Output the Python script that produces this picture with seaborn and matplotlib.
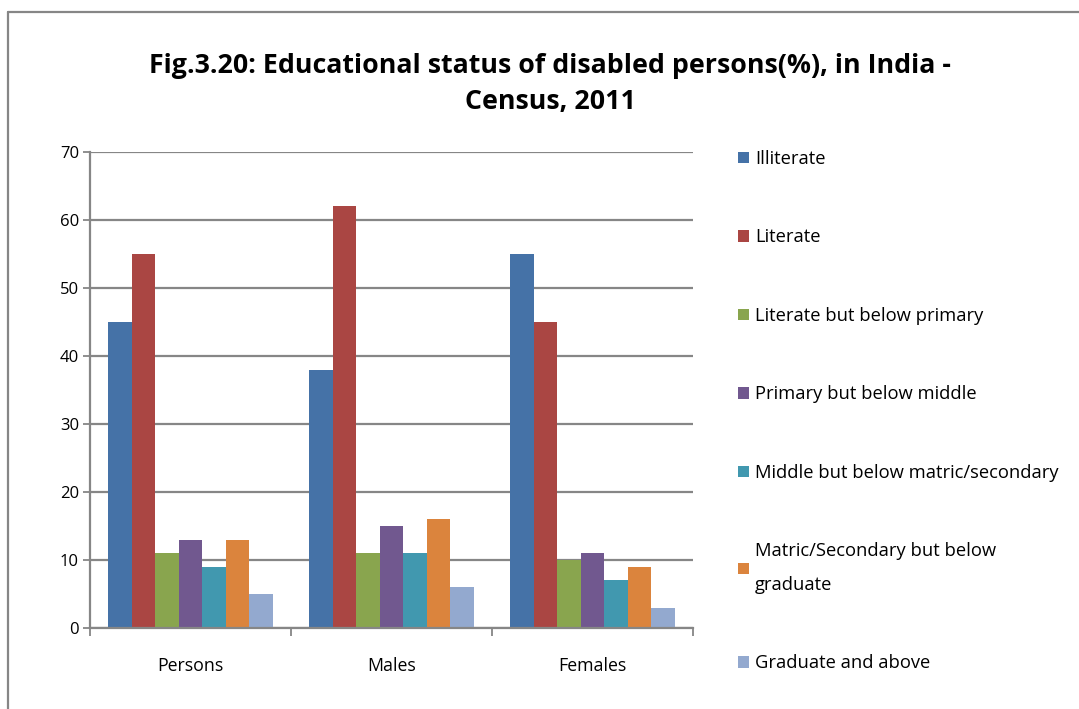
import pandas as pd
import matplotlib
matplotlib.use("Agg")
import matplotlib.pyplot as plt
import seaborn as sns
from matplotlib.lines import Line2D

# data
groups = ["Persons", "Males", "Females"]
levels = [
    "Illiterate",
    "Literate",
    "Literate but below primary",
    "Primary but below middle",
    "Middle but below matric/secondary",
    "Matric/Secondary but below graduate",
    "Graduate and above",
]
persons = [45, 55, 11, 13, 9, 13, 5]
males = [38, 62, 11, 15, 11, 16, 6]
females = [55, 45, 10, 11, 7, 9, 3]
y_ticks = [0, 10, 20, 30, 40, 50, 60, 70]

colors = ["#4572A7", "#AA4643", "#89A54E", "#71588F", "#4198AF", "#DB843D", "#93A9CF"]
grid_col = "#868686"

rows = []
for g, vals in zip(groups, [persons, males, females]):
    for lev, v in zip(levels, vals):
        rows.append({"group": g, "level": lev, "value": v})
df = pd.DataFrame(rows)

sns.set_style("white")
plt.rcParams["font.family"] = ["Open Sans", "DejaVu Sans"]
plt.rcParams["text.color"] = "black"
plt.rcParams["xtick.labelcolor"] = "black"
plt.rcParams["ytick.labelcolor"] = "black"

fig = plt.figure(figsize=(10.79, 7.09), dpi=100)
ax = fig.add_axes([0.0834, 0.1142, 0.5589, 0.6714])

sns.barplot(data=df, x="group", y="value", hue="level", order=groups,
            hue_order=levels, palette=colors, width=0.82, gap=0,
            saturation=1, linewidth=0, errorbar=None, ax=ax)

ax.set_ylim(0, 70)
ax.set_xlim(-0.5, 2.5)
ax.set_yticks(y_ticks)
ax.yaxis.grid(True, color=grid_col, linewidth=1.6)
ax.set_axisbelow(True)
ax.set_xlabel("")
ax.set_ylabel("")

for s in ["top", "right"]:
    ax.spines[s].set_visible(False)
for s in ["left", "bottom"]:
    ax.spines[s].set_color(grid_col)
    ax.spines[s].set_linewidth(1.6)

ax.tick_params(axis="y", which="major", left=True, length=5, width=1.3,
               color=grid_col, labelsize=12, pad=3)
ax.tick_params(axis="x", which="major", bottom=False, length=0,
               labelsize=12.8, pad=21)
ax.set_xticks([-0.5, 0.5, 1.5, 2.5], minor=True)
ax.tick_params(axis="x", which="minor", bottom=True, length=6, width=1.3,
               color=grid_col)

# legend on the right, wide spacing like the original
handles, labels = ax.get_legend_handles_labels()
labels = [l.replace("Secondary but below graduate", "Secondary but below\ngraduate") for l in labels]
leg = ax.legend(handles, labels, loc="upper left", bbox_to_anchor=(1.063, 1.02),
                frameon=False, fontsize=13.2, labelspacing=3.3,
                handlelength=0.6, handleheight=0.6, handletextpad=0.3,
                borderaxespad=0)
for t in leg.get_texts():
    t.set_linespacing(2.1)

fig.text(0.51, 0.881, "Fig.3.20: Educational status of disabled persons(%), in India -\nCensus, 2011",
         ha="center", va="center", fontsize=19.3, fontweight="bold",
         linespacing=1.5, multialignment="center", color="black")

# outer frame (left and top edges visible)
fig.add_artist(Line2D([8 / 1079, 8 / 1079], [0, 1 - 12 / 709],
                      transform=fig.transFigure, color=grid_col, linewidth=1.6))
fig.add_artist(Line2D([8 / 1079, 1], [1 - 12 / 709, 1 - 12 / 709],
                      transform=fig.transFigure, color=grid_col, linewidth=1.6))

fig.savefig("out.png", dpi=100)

**WHAT IS REQUIRED**
Repeat only the lines between the start of the data and the line with "ax = fig.add_axes([0.0834, 0.1142, 0.5589, 0.6714])", including those two lines, and skip the pictures.

**COMPLETE ANSWER**
Output the Python script that produces this picture with seaborn and matplotlib.
import pandas as pd
import matplotlib
matplotlib.use("Agg")
import matplotlib.pyplot as plt
import seaborn as sns
from matplotlib.lines import Line2D

# data
groups = ["Persons", "Males", "Females"]
levels = [
    "Illiterate",
    "Literate",
    "Literate but below primary",
    "Primary but below middle",
    "Middle but below matric/secondary",
    "Matric/Secondary but below graduate",
    "Graduate and above",
]
persons = [45, 55, 11, 13, 9, 13, 5]
males = [38, 62, 11, 15, 11, 16, 6]
females = [55, 45, 10, 11, 7, 9, 3]
y_ticks = [0, 10, 20, 30, 40, 50, 60, 70]

colors = ["#4572A7", "#AA4643", "#89A54E", "#71588F", "#4198AF", "#DB843D", "#93A9CF"]
grid_col = "#868686"

rows = []
for g, vals in zip(groups, [persons, males, females]):
    for lev, v in zip(levels, vals):
        rows.append({"group": g, "level": lev, "value": v})
df = pd.DataFrame(rows)

sns.set_style("white")
plt.rcParams["font.family"] = ["Open Sans", "DejaVu Sans"]
plt.rcParams["text.color"] = "black"
plt.rcParams["xtick.labelcolor"] = "black"
plt.rcParams["ytick.labelcolor"] = "black"

fig = plt.figure(figsize=(10.79, 7.09), dpi=100)
ax = fig.add_axes([0.0834, 0.1142, 0.5589, 0.6714])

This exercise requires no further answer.